→ **DO THIS**
Your task is to copy each line that has the word "React".

→ **RECORDED INFORMATION**
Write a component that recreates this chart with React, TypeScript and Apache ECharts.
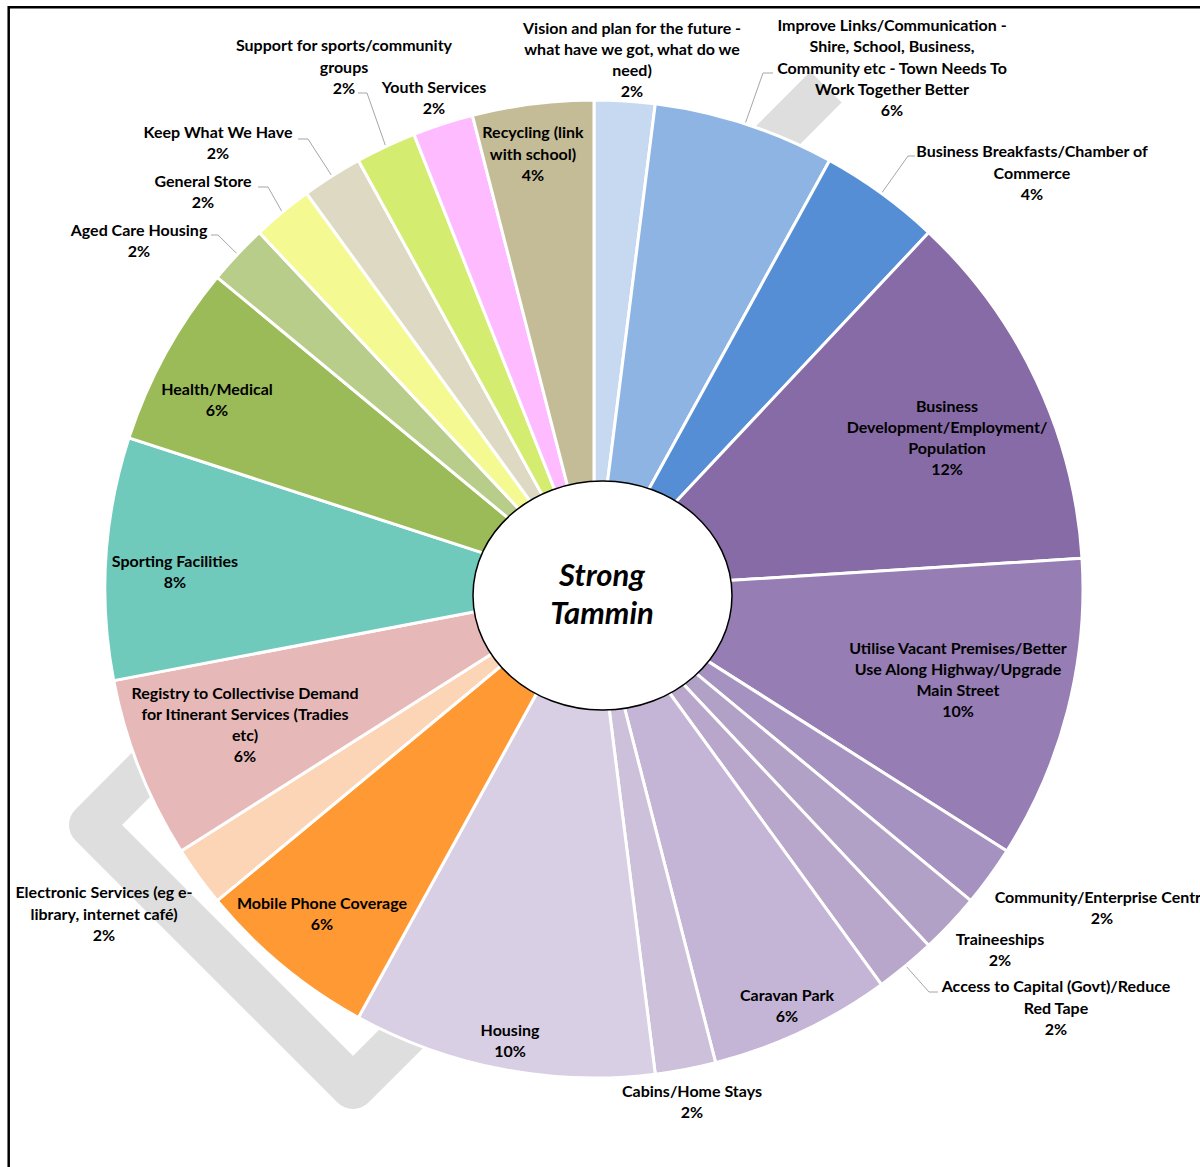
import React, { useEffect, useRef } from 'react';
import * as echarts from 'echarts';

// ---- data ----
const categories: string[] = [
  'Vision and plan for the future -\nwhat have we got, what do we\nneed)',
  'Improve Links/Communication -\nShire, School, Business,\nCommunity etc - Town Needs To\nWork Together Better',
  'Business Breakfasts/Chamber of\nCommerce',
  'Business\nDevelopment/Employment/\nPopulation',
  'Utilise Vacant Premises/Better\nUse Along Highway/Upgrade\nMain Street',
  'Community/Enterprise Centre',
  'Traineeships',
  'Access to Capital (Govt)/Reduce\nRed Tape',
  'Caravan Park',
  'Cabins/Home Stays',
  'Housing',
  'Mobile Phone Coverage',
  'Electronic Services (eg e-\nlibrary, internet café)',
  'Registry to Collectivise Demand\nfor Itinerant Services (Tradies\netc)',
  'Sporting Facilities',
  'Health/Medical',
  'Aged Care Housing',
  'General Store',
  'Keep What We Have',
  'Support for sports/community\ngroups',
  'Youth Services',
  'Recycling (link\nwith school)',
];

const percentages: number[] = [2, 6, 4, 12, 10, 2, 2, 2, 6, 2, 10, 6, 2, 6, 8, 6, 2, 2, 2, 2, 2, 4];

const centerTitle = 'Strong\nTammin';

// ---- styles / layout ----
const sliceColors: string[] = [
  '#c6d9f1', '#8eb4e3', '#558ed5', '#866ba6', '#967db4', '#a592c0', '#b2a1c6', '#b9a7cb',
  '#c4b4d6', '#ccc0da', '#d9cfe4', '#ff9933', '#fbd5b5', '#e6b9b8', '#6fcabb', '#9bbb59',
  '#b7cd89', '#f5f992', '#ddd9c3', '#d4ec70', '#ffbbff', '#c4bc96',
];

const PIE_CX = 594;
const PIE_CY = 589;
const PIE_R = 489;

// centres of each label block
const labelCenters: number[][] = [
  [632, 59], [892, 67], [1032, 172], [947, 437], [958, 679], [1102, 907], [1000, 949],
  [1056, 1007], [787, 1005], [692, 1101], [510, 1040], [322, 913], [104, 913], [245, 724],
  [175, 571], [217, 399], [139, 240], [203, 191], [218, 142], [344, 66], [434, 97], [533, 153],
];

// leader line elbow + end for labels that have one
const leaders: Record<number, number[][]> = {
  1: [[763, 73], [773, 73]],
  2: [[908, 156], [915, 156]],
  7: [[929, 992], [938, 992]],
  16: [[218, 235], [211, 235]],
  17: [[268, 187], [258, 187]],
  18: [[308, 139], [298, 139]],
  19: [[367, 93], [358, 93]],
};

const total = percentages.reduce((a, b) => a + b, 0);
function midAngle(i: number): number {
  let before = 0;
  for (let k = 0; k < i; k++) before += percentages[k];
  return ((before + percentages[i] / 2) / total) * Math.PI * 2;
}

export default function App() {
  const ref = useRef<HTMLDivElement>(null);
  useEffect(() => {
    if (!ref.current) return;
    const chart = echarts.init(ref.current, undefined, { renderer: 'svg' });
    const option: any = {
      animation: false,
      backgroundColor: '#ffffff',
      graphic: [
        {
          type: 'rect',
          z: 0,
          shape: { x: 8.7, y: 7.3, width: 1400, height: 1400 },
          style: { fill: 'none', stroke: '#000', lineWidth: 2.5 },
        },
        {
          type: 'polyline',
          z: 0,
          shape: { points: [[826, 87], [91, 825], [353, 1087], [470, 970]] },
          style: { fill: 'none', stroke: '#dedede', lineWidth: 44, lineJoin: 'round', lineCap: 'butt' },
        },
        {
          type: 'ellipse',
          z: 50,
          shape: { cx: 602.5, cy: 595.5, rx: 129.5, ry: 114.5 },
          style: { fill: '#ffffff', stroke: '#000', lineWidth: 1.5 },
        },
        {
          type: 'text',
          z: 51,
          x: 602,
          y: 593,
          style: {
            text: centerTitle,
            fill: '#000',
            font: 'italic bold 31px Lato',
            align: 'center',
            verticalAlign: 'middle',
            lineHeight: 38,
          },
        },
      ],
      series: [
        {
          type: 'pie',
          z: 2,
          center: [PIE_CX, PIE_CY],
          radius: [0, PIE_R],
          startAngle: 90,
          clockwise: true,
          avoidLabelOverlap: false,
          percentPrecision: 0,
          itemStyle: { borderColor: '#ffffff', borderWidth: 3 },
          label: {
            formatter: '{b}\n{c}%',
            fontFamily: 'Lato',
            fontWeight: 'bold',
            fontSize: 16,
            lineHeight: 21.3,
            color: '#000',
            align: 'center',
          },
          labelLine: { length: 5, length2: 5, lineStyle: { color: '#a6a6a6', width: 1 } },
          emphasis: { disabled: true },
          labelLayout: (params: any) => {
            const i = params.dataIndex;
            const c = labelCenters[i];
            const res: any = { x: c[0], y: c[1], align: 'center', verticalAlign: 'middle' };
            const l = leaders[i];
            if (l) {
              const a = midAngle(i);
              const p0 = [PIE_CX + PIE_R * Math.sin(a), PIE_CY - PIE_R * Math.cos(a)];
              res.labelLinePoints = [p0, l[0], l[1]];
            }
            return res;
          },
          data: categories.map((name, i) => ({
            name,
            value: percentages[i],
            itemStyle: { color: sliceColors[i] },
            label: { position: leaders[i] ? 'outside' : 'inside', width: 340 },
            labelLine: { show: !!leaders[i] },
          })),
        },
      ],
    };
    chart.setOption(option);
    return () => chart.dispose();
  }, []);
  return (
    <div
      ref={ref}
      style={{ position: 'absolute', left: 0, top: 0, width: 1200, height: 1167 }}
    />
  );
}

→ **ANSWER FOR THIS EXERCISE**
Write a component that recreates this chart with React, TypeScript and Apache ECharts.
import React, { useEffect, useRef } from 'react';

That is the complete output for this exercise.